И в какие только положения не становился к людям этот искатель нравственной истины!
II
Когда в ранней юности поэт грустил и мечтал, проклинал изменившую ему любовь и дружбу, думал о том, что он призван свершить что-то великое, что он не простой человек, а избранный, что люди его не понимают и печаль его для всех загадка, – он отчужденное одиночество считал самым законным положением в кругу ближних. В таком отчужденном отношении к жизни и к людям стоит его Демон. Этот первый итог житейской мудрости был, конечно, односторонен и слишком поспешно выведен.

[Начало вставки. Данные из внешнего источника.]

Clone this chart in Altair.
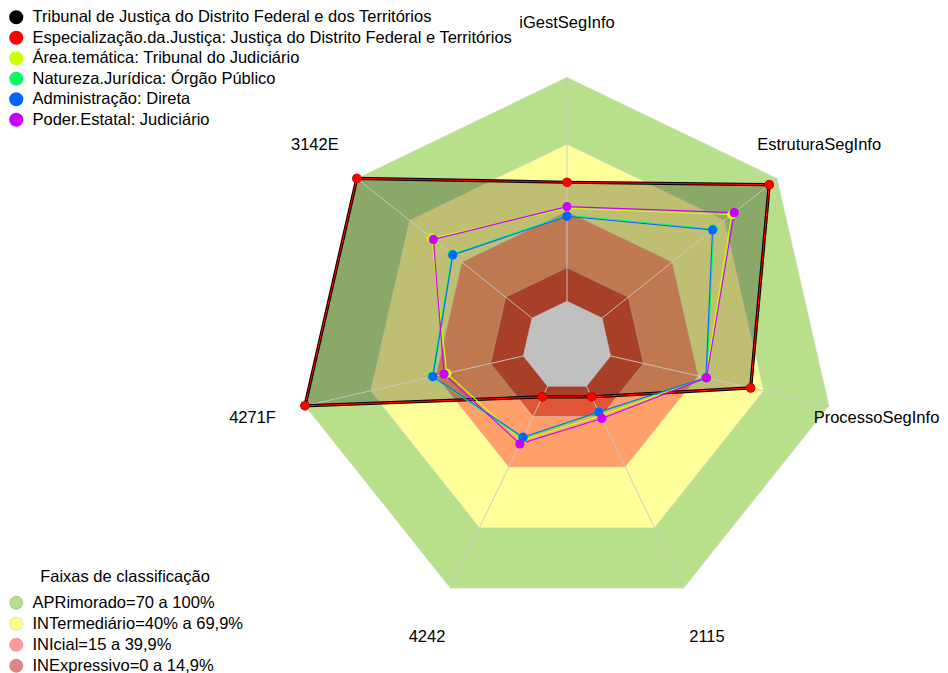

Прошли года, и житейский опыт Лермонтова увеличился; меланхолия его обострилась, фантазия по-прежнему напряженно работала; но ум стал глубже вникать в окружающее, а также и в душу поэта. Жизнь текла по-прежнему однообразно, и у юноши было много времени и случаев упорно думать над задачами жизни, которая теперь начинала пред ним развертываться. Он стал мотивировать свою печаль и подыскивать ей объяснение. Он коснулся семейного вопроса в своих юношеских драмах, вопроса национального в «Измаил-Бее» и социального в «Исторической повести». Он думал над всевозможными этическими вопросами – и, где только мог, выискивал против людей разные обвинительные документы – и в семье, и в обществе, и на страницах истории. Приглядевшись пристальнее к людям, он пришел к выводу, что человек должен прежде всего позаботиться о себе самом и оградить себя от всех волнений и страданий, чтобы иметь известный запас сил для борьбы и быть счастливым. Подводя второй раз итог пережитому и перечувствованному, Лермонтов признал эгоистическое отношение к жизни за самое разумное.